Below is a minimal example. Your parameter names may differ, check your provider’s docs. The pattern is consistent across most REST wrappers I’ve used.

import requests


API_URL = "https://api.z-image-turbo.example/v1/images/generate" # placeholder

API_KEY = "YOUR_API_KEY"


payload = {

"prompt": "sunlit modern living room, warm wood, soft textiles, filmic lighting",

"negative_prompt": "distorted furniture, blown highlights",

"seed": 12345,

"width": 768,

"height": 512,

"control_mode": "depth", # "canny" or "pose"

"control_strength": 0.6,

}


files = {
# Send a single reference: server extracts the chosen map

"control_image": open("/path/to/reference.jpg", "rb"),

}


headers = {"Authorization": f"Bearer {API_KEY}"}


resp = requests.post(API_URL, data=payload, files=files, headers=headers, timeout=60)

resp.raise_for_status()


with open("out.png", "wb") as f:

f.write(resp.content)

If you need more detail on the underlying control maps, the ControlNet docs in AUTOMATIC1111 and OpenMMLab’s MMPose (for pose) explain the signals well.

Workflow Examples

Sketch to Finished Art

Small gripe that started this whole thing: turning a loose pencil sketch into something presentable usually ate an evening. With canny at 0.6, I sent a scan of the sketch, added a short style prompt (ink-and-wash, muted palette), and let it draft variations. The first passes were a little too clean, almost sterile. Dropping strength to 0.45 brought back some wobble from the original lines, which felt more honest. Time saved: maybe 30–40 minutes, but the bigger win was mental, far less fiddling with masks.

Friction: faint lines disappeared in the edge map until I bumped contrast in the scan. After that, consistency held.

Architectural Visualization

I tried depth mode on a simple living room layout from a phone photo (January 22, 2026). The goal: keep the sofa and window positions, explore materials. With control_strength at 0.7, the model respected wall positions and the window grid, while swapping wood tones and fabric textures. When I pushed to 0.85, materials started to look over-anchored, too literal, less atmospheric. I settled at 0.6 or 0.65 for most interior shots.

A small surprise: adding a lens hint in the prompt (“35mm, shallow depth of field”) did less than I expected because the depth map was calling the shots. When I wanted a different camera feel, I re-shot the reference from a new angle. Less clever, more reliable.

Character Concept Art

Pose mode helped me iterate on a running stance across five frames. Same character, different moods. I used a quick stick-figure from a pose tool as the control image, then layered style prompts, streetwear, backlight, dusk.

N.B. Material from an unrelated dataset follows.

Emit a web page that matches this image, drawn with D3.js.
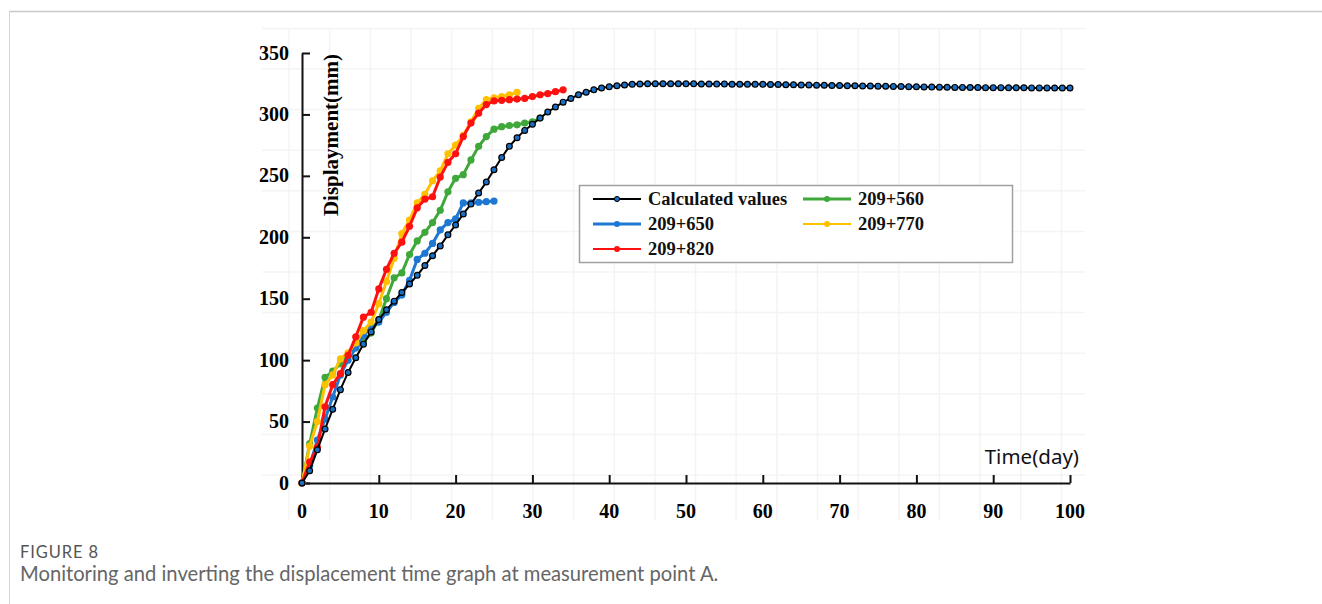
<!DOCTYPE html>
<html>
<head>
<meta charset="utf-8">
<script src="https://cdn.jsdelivr.net/npm/d3@7"></script>
<style>
  body { margin: 0; background: #fff; }
  svg { display: block; }
</style>
</head>
<body>
<svg width="1322" height="604"></svg>
<script>
// days and displacement (mm)
var calcDays = d3.range(0, 101);
var calcValues = [0, 10, 27, 44, 60, 76, 90, 102, 113, 123,
  133, 141, 148, 155, 162, 169, 177, 185, 193, 202,
  210, 219, 227, 236, 245, 255, 265, 274, 281, 287,
  292, 297, 302, 306, 310, 313, 316, 318, 320, 321.5,
  322.5, 323.3, 324, 324.5, 324.8, 325, 325, 325, 325, 325,
  324.9, 324.9, 324.8, 324.8, 324.7, 324.7, 324.6, 324.6, 324.5, 324.5,
  324.5, 324.4, 324.3, 324.2, 324.1, 324, 323.9, 323.8, 323.7, 323.6,
  323.5, 323.4, 323.3, 323.2, 323.1, 323, 322.9, 322.8, 322.7, 322.6,
  322.5, 322.4, 322.3, 322.2, 322.1, 322, 322, 321.9, 321.9, 321.8,
  321.8, 321.8, 321.7, 321.7, 321.7, 321.6, 321.6, 321.6, 321.5, 321.5, 321.5];

var s560 = [0, 32, 61, 86, 91, 97, 104, 110, 115, 122, 133, 150, 167, 171, 186, 197,
  204, 212, 222, 237, 248, 251, 263, 274, 282, 288, 290, 291, 291.5, 293, 294, 297];
var s650 = [0, 14, 35, 52, 70, 88, 100, 110, 120, 127, 131, 139, 147, 153, 165, 182,
  187, 195, 206, 212, 215, 228, 228, 228.5, 229, 229.5];
var s770 = [0, 30, 50, 80, 88, 101, 106, 114, 124, 131, 146, 164, 183, 203, 214, 228,
  235, 246, 254, 268, 275, 283, 294, 305, 312, 313.5, 314.5, 316, 318];
var s820 = [0, 17, 29, 62, 80, 89, 104, 119, 135, 139, 158, 174, 187, 196, 209, 224,
  231, 233, 249, 261, 268, 282, 293, 301, 308, 311, 311.5, 312, 312.5, 313, 314.5,
  316, 317, 318.5, 320];

var xTicks = [0, 10, 20, 30, 40, 50, 60, 70, 80, 90, 100];
var yTicks = [0, 50, 100, 150, 200, 250, 300, 350];

var series = [
  {name: "209+560", values: s560, color: "#3fa83a"},
  {name: "209+650", values: s650, color: "#1e78d2"},
  {name: "209+770", values: s770, color: "#ffc000"},
  {name: "209+820", values: s820, color: "#ff1010"}
];

var svg = d3.select("svg");

// frame of the page
svg.append("line").attr("x1", 9).attr("x2", 1322).attr("y1", 11.5).attr("y2", 11.5)
  .attr("stroke", "#c8c8c8").attr("stroke-width", 1.5);
svg.append("line").attr("x1", 9.5).attr("x2", 9.5).attr("y1", 11).attr("y2", 604)
  .attr("stroke", "#d5d5d5").attr("stroke-width", 1);

// faint background grid of the original picture
var grid = svg.append("g").attr("stroke", "#f4f4f4").attr("stroke-width", 1.5);
d3.range(289, 1086, 40.65).forEach(function(gx) {
  grid.append("line").attr("x1", gx).attr("x2", gx).attr("y1", 28).attr("y2", 520);
});
d3.range(475, 27, -40.6).forEach(function(gy) {
  grid.append("line").attr("x1", 262).attr("x2", 1085).attr("y1", gy).attr("y2", gy);
});

var x = d3.scaleLinear().domain([0, 100]).range([302, 1070]);
var y = d3.scaleLinear().domain([0, 350]).range([483, 53]);

var serif = "'Liberation Serif', 'Times New Roman', serif";

// axes with inward ticks
var xAxis = svg.append("g").attr("transform", "translate(0," + y(0) + ")")
  .call(d3.axisTop(x).tickValues(xTicks).tickSize(8).tickSizeOuter(0).tickFormat(""));
var yAxis = svg.append("g").attr("transform", "translate(" + x(0) + ",0)")
  .call(d3.axisRight(y).tickValues(yTicks).tickSize(8).tickSizeOuter(0).tickFormat(""));
[xAxis, yAxis].forEach(function(a) {
  a.select(".domain").attr("stroke", "#111").attr("stroke-width", 2);
  a.selectAll(".tick line").attr("stroke", "#111").attr("stroke-width", 2);
});

svg.append("g").selectAll("text").data(xTicks).enter().append("text")
  .attr("x", function(d) { return x(d); })
  .attr("y", 518)
  .attr("text-anchor", "middle")
  .style("font-family", serif).style("font-weight", "bold").style("font-size", "20px")
  .text(function(d) { return d; });

svg.append("g").selectAll("text").data(yTicks).enter().append("text")
  .attr("x", 289)
  .attr("y", function(d) { return y(d) + 6.5; })
  .attr("text-anchor", "end")
  .style("font-family", serif).style("font-weight", "bold").style("font-size", "20px")
  .text(function(d) { return d; });

svg.append("text")
  .attr("transform", "translate(338,135) rotate(-90)")
  .attr("text-anchor", "middle")
  .style("font-family", serif).style("font-weight", "bold").style("font-size", "21px")
  .text("Displayment(mm)");

svg.append("text")
  .attr("x", 1079).attr("y", 464)
  .attr("text-anchor", "end")
  .style("font-family", "'Noto Sans', sans-serif").style("font-size", "20.5px")
  .style("fill", "#111")
  .text("Time(day)");

var line = d3.line()
  .x(function(d, i) { return x(i); })
  .y(function(d) { return y(d); });

// field measurements
series.forEach(function(s) {
  var g = svg.append("g");
  g.append("path").datum(s.values)
    .attr("d", line)
    .attr("fill", "none").attr("stroke", s.color).attr("stroke-width", 3)
    .attr("stroke-linejoin", "round");
  g.selectAll("circle").data(s.values).enter().append("circle")
    .attr("cx", function(d, i) { return x(i); })
    .attr("cy", function(d) { return y(d); })
    .attr("r", 3.6)
    .attr("fill", s.color);
});

// inverted calculation
svg.append("path").datum(calcValues)
  .attr("d", line)
  .attr("fill", "none").attr("stroke", "#000").attr("stroke-width", 2);
svg.append("g").selectAll("circle").data(calcValues).enter().append("circle")
  .attr("cx", function(d, i) { return x(calcDays[i]); })
  .attr("cy", function(d) { return y(d); })
  .attr("r", 2.9)
  .attr("fill", "#1a6fc4").attr("stroke", "#000").attr("stroke-width", 1.2);

// legend
var legend = svg.append("g");
legend.append("rect").attr("x", 579.5).attr("y", 185.5).attr("width", 433).attr("height", 77)
  .attr("fill", "#fff").attr("stroke", "#a0a0a0").attr("stroke-width", 1.5);

var items = [
  {name: "Calculated values", color: "#000", mark: "#1a6fc4", lx: 593, ty: 199, w: 2},
  {name: "209+560", color: series[0].color, mark: series[0].color, lx: 803, ty: 199, w: 3},
  {name: "209+650", color: series[1].color, mark: series[1].color, lx: 593, ty: 224, w: 3},
  {name: "209+770", color: series[2].color, mark: series[2].color, lx: 803, ty: 224, w: 2},
  {name: "209+820", color: series[3].color, mark: series[3].color, lx: 593, ty: 249, w: 2}
];
items.forEach(function(it, k) {
  legend.append("line").attr("x1", it.lx).attr("x2", it.lx + 48)
    .attr("y1", it.ty).attr("y2", it.ty)
    .attr("stroke", it.color).attr("stroke-width", it.w);
  legend.append("circle").attr("cx", it.lx + 24).attr("cy", it.ty).attr("r", k === 0 ? 2.6 : 3)
    .attr("fill", it.mark).attr("stroke", k === 0 ? "#000" : "none").attr("stroke-width", 1);
  legend.append("text").attr("x", it.lx + 55).attr("y", it.ty + 6)
    .style("font-family", serif).style("font-weight", "bold").style("font-size", "18.5px")
    .style("fill", "#111")
    .text(it.name);
});

// caption
svg.append("text").attr("x", 20).attr("y", 558)
  .style("font-family", "Lato, 'Open Sans', sans-serif").style("font-size", "16.5px")
  .style("letter-spacing", "0.9px")
  .style("fill", "#555")
  .text("FIGURE 8");
svg.append("text").attr("x", 20).attr("y", 581)
  .style("font-family", "Lato, 'Open Sans', sans-serif").style("font-size", "20.2px")
  .style("fill", "#666")
  .text("Monitoring and inverting the displacement time graph at measurement point A.");
</script>
</body>
</html>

Hands improved across runs but still needed touch-ups. I didn’t fight it. For internal work, readable hands were enough: for release art, I’d composite fingers from a cleaner pass or paint them.

What held up: the arc of the body and the direction of the gaze stayed consistent. That made the set feel like a sequence, not five unrelated images.

, Why this matters to me: ControlNet reduces the need for prompt micromanagement when structure is the hard part. It doesn’t remove judgment. It just moves the attention to the parts worth caring about.

Who might like this:

  • You keep rough reference photos around and want them to actually guide results.
  • You draw loose and want clean renders without losing the gesture.
  • You storyboard and need poses to stay readable while style shifts.

Who probably won’t:

  • You want exact likeness without extra steps (you’ll need a face/ID workflow).
  • You dislike pre-processing or tweaking reference images.

If you’re curious, start small: pick one mode, set strength to 0.6, and run the same input five times while changing only the prompt. Watch what changes and what refuses to move. That refusal, that’s your structure talking.

I still keep a note on my desk: “Fix the reference, not the prompt.” It saves me from arguing with the model when the image is simply telling the truth.